**Dataset section:**
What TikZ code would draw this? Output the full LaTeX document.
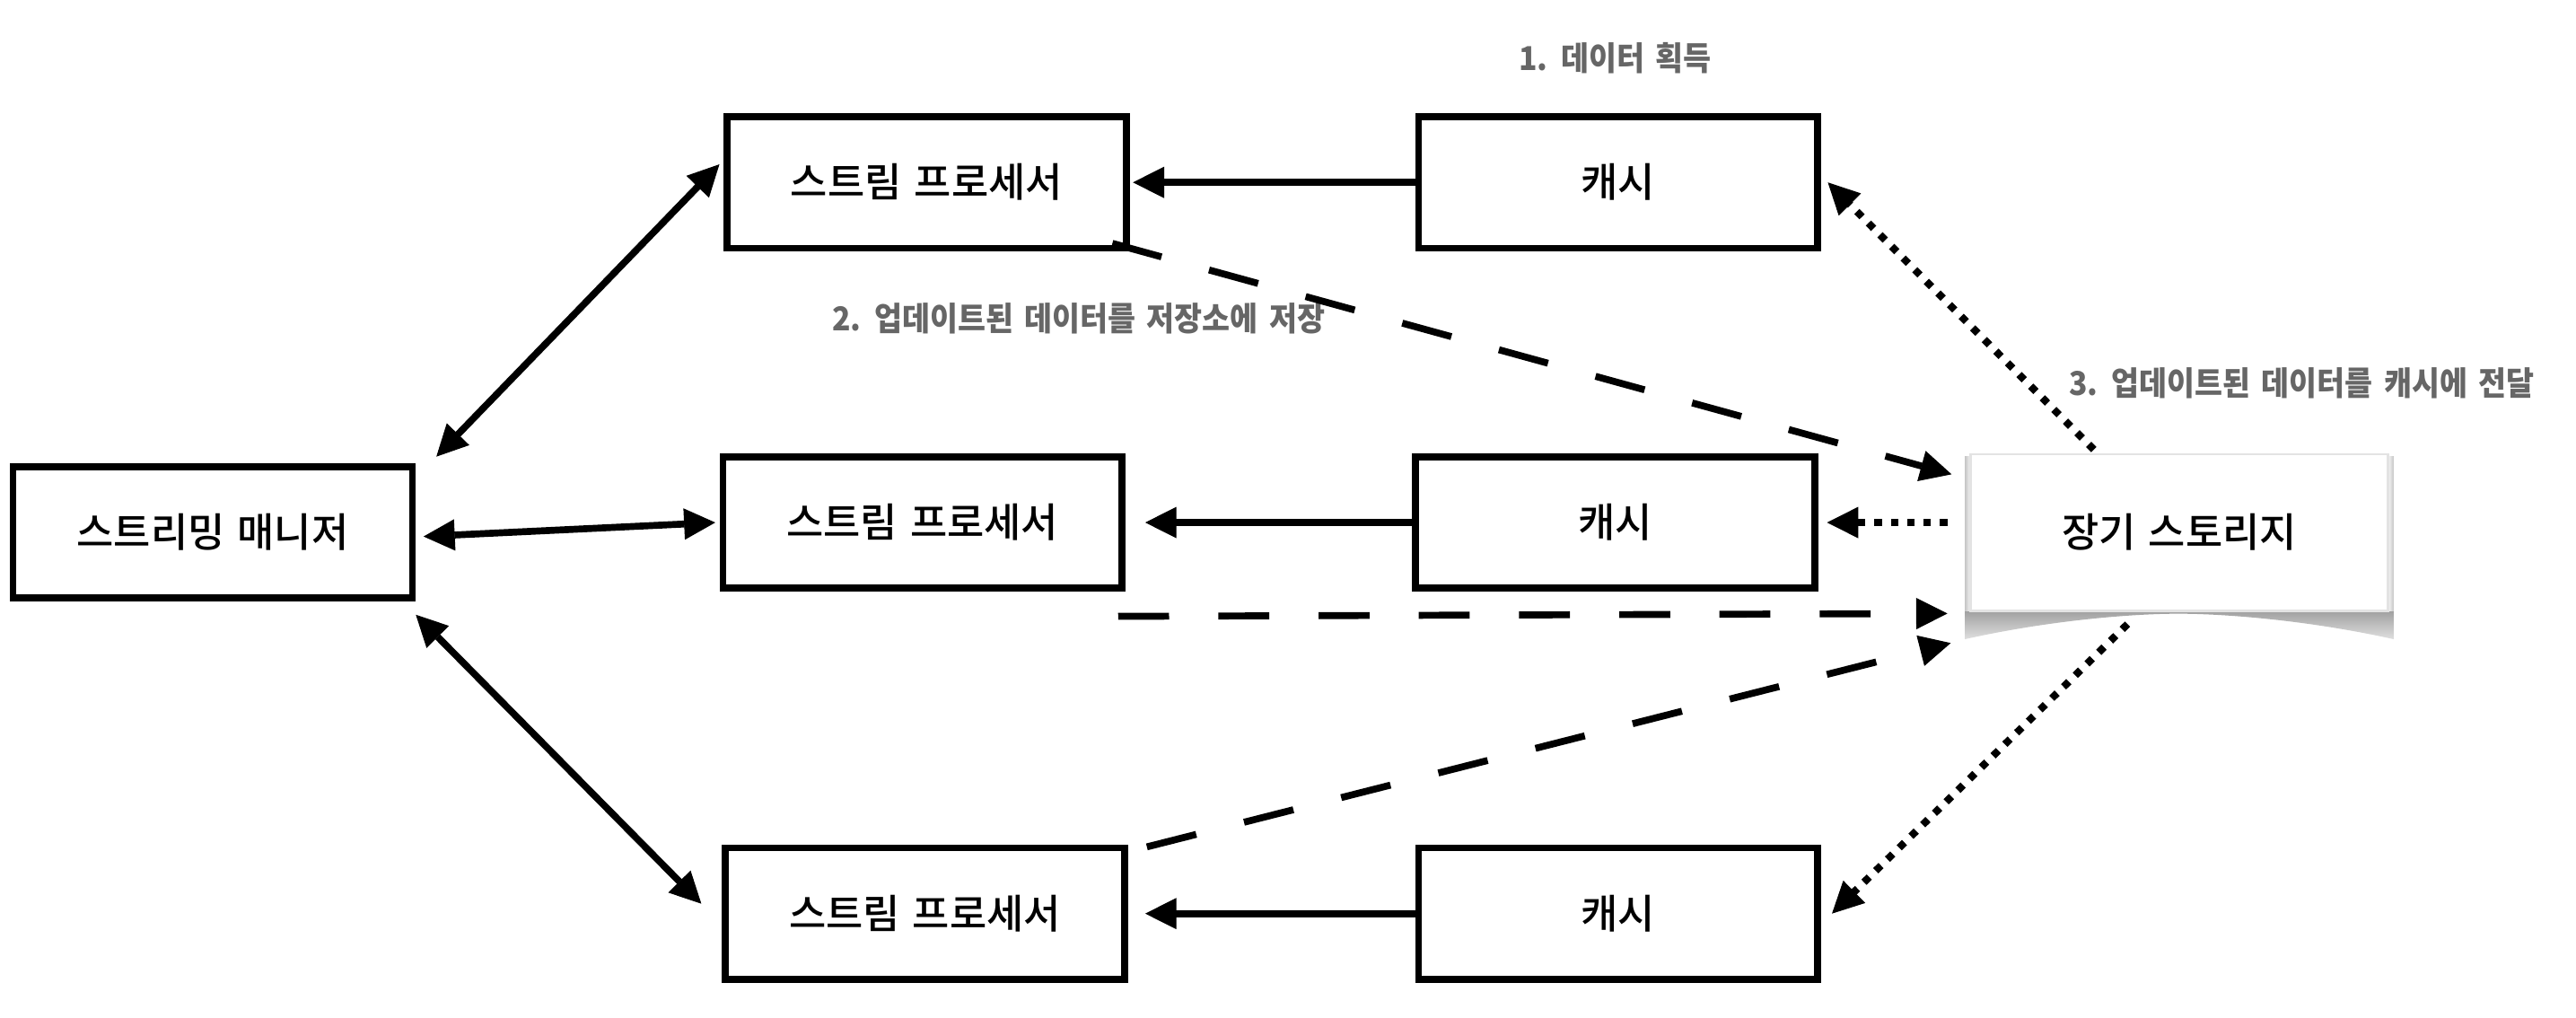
\documentclass[tikz,border=0pt]{standalone}
\usepackage{fontspec}
\usetikzlibrary{arrows.meta}
\IfFontExistsTF{Noto Sans CJK KR Medium}
  {\newfontfamily\boxfont[WordSpace=1.4]{Noto Sans CJK KR Medium}}
  {\newfontfamily\boxfont[WordSpace=1.4,FakeBold=1.2]{Noto Sans CJK KR}}
\newfontfamily\labfont[FakeStretch=0.92,WordSpace=1.6]{Noto Sans CJK KR}
\definecolor{labgray}{HTML}{666666}
\tikzset{
  box/.style={draw=black, line width=4.2pt, fill=white, minimum width=243pt, minimum height=80pt,
    inner sep=0pt, font=\boxfont\fontsize{24.5}{29}\selectfont},
  store/.style={draw=gray!22, line width=1.2pt, fill=white, minimum width=254pt, minimum height=95.5pt,
    inner sep=0pt, font=\boxfont\fontsize{24.5}{29}\selectfont},
  lab/.style={text=labgray, inner sep=0pt, font=\labfont\bfseries\fontsize{20}{24}\selectfont},
  tipA/.tip={Triangle[length=19pt,width=19pt,line width=0.6pt]},
  onearrow/.style={line width=4.2pt, -tipA},
  twoway/.style={line width=4.2pt, tipA-tipA},
  dasharrow/.style={line width=4.2pt, dash pattern=on 31pt off 30pt, -tipA},
  dotarrow/.style={line width=4.5pt, dash pattern=on 4.5pt off 5.5pt, -tipA},
}
\begin{document}
\begin{tikzpicture}[x=1pt,y=-1pt]
\useasboundingbox (0,0) rectangle (1568,619.5);

% shadow of storage
\shade[top color=gray!75, bottom color=gray!25]
  (1196,371.75) -- (1196,389) .. controls (1250,377) and (1300,373.5) .. (1326,373.5)
  .. controls (1352,373.5) and (1403,377) .. (1457,389) -- (1457,371.75) -- cycle;
\shade[left color=gray!45, right color=white] (1196,278) rectangle (1200,372);
\shade[left color=white, right color=gray!45] (1453,278) rectangle (1457,372);

\node[box] (mgr) at (129.5,324) {스트리밍 매니저};
\node[box] (sp1) at (564,111) {스트림 프로세서};
\node[box] (sp2) at (561.5,318) {스트림 프로세서};
\node[box] (sp3) at (563,556) {스트림 프로세서};
\node[box] (c1) at (985,111) {캐시};
\node[box] (c2) at (983,318) {캐시};
\node[box] (c3) at (985,556) {캐시};
\node[store] (st) at (1326.5,324) {장기 스토리지};

\node[lab] (l1) at (983,35.5) {1. 데이터 획득};
\node[lab] (l2) at (656.5,194) {2. 업데이트된 데이터를 저장소에 저장};
\node[lab] (l3) at (1401,233) {3. 업데이트된 데이터를 캐시에 전달};

% manager <-> processors
\draw[twoway] ([shift={(12.5,-4)}]mgr.north east) -- ([shift={(-2.5,-11)}]sp1.west);
\draw[twoway] ([shift={(4.7,2.5)}]mgr.east) -- ([shift={(-2.5,0)}]sp2.west);
\draw[twoway] ([shift={(0,8)}]mgr.south east) -- ([shift={(-12.5,-6)}]sp3.west);

% caches -> processors
\draw[onearrow] (c1.west) -- ([shift={(2,0)}]sp1.east);
\draw[onearrow] (c2.west) -- ([shift={(12,0)}]sp2.east);
\draw[onearrow] (c3.west) -- ([shift={(10.5,0)}]sp3.east);

% processors -> storage
\draw[dasharrow] ([shift={(-10.5,-5)}]sp1.south east) -- ([shift={(-11,13)}]st.north west);
\draw[dasharrow] ([shift={(-4.5,15)}]sp2.south east) -- ([shift={(-13.5,1)}]st.south west);
\draw[dasharrow] ([shift={(11.5,1.5)}]sp3.north east) -- ([shift={(-11.5,19)}]st.south west);

% storage -> caches
\draw[dotarrow] ([shift={(-52,-2)}]st.north) -- ([shift={(4,0)}]c1.east);
\draw[dotarrow] ([shift={(-13.5,-6)}]st.west) -- ([shift={(5.5,0)}]c2.east);
\draw[dotarrow] ([shift={(-31.5,7.5)}]st.south) -- ([shift={(6.5,0)}]c3.east);
\end{tikzpicture}
\end{document}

**The problem:**
Return the material exactly as given, apart from the pictures.

**Answer:**
What TikZ code would draw this? Output the full LaTeX document.
\documentclass[tikz,border=0pt]{standalone}
\usepackage{fontspec}
\usetikzlibrary{arrows.meta}
\IfFontExistsTF{Noto Sans CJK KR Medium}
  {\newfontfamily\boxfont[WordSpace=1.4]{Noto Sans CJK KR Medium}}
  {\newfontfamily\boxfont[WordSpace=1.4,FakeBold=1.2]{Noto Sans CJK KR}}
\newfontfamily\labfont[FakeStretch=0.92,WordSpace=1.6]{Noto Sans CJK KR}
\definecolor{labgray}{HTML}{666666}
\tikzset{
  box/.style={draw=black, line width=4.2pt, fill=white, minimum width=243pt, minimum height=80pt,
    inner sep=0pt, font=\boxfont\fontsize{24.5}{29}\selectfont},
  store/.style={draw=gray!22, line width=1.2pt, fill=white, minimum width=254pt, minimum height=95.5pt,
    inner sep=0pt, font=\boxfont\fontsize{24.5}{29}\selectfont},
  lab/.style={text=labgray, inner sep=0pt, font=\labfont\bfseries\fontsize{20}{24}\selectfont},
  tipA/.tip={Triangle[length=19pt,width=19pt,line width=0.6pt]},
  onearrow/.style={line width=4.2pt, -tipA},
  twoway/.style={line width=4.2pt, tipA-tipA},
  dasharrow/.style={line width=4.2pt, dash pattern=on 31pt off 30pt, -tipA},
  dotarrow/.style={line width=4.5pt, dash pattern=on 4.5pt off 5.5pt, -tipA},
}
\begin{document}
\begin{tikzpicture}[x=1pt,y=-1pt]
\useasboundingbox (0,0) rectangle (1568,619.5);

% shadow of storage
\shade[top color=gray!75, bottom color=gray!25]
  (1196,371.75) -- (1196,389) .. controls (1250,377) and (1300,373.5) .. (1326,373.5)
  .. controls (1352,373.5) and (1403,377) .. (1457,389) -- (1457,371.75) -- cycle;
\shade[left color=gray!45, right color=white] (1196,278) rectangle (1200,372);
\shade[left color=white, right color=gray!45] (1453,278) rectangle (1457,372);

\node[box] (mgr) at (129.5,324) {스트리밍 매니저};
\node[box] (sp1) at (564,111) {스트림 프로세서};
\node[box] (sp2) at (561.5,318) {스트림 프로세서};
\node[box] (sp3) at (563,556) {스트림 프로세서};
\node[box] (c1) at (985,111) {캐시};
\node[box] (c2) at (983,318) {캐시};
\node[box] (c3) at (985,556) {캐시};
\node[store] (st) at (1326.5,324) {장기 스토리지};

\node[lab] (l1) at (983,35.5) {1. 데이터 획득};
\node[lab] (l2) at (656.5,194) {2. 업데이트된 데이터를 저장소에 저장};
\node[lab] (l3) at (1401,233) {3. 업데이트된 데이터를 캐시에 전달};

% manager <-> processors
\draw[twoway] ([shift={(12.5,-4)}]mgr.north east) -- ([shift={(-2.5,-11)}]sp1.west);
\draw[twoway] ([shift={(4.7,2.5)}]mgr.east) -- ([shift={(-2.5,0)}]sp2.west);
\draw[twoway] ([shift={(0,8)}]mgr.south east) -- ([shift={(-12.5,-6)}]sp3.west);

% caches -> processors
\draw[onearrow] (c1.west) -- ([shift={(2,0)}]sp1.east);
\draw[onearrow] (c2.west) -- ([shift={(12,0)}]sp2.east);
\draw[onearrow] (c3.west) -- ([shift={(10.5,0)}]sp3.east);

% processors -> storage
\draw[dasharrow] ([shift={(-10.5,-5)}]sp1.south east) -- ([shift={(-11,13)}]st.north west);
\draw[dasharrow] ([shift={(-4.5,15)}]sp2.south east) -- ([shift={(-13.5,1)}]st.south west);
\draw[dasharrow] ([shift={(11.5,1.5)}]sp3.north east) -- ([shift={(-11.5,19)}]st.south west);

% storage -> caches
\draw[dotarrow] ([shift={(-52,-2)}]st.north) -- ([shift={(4,0)}]c1.east);
\draw[dotarrow] ([shift={(-13.5,-6)}]st.west) -- ([shift={(5.5,0)}]c2.east);
\draw[dotarrow] ([shift={(-31.5,7.5)}]st.south) -- ([shift={(6.5,0)}]c3.east);
\end{tikzpicture}
\end{document}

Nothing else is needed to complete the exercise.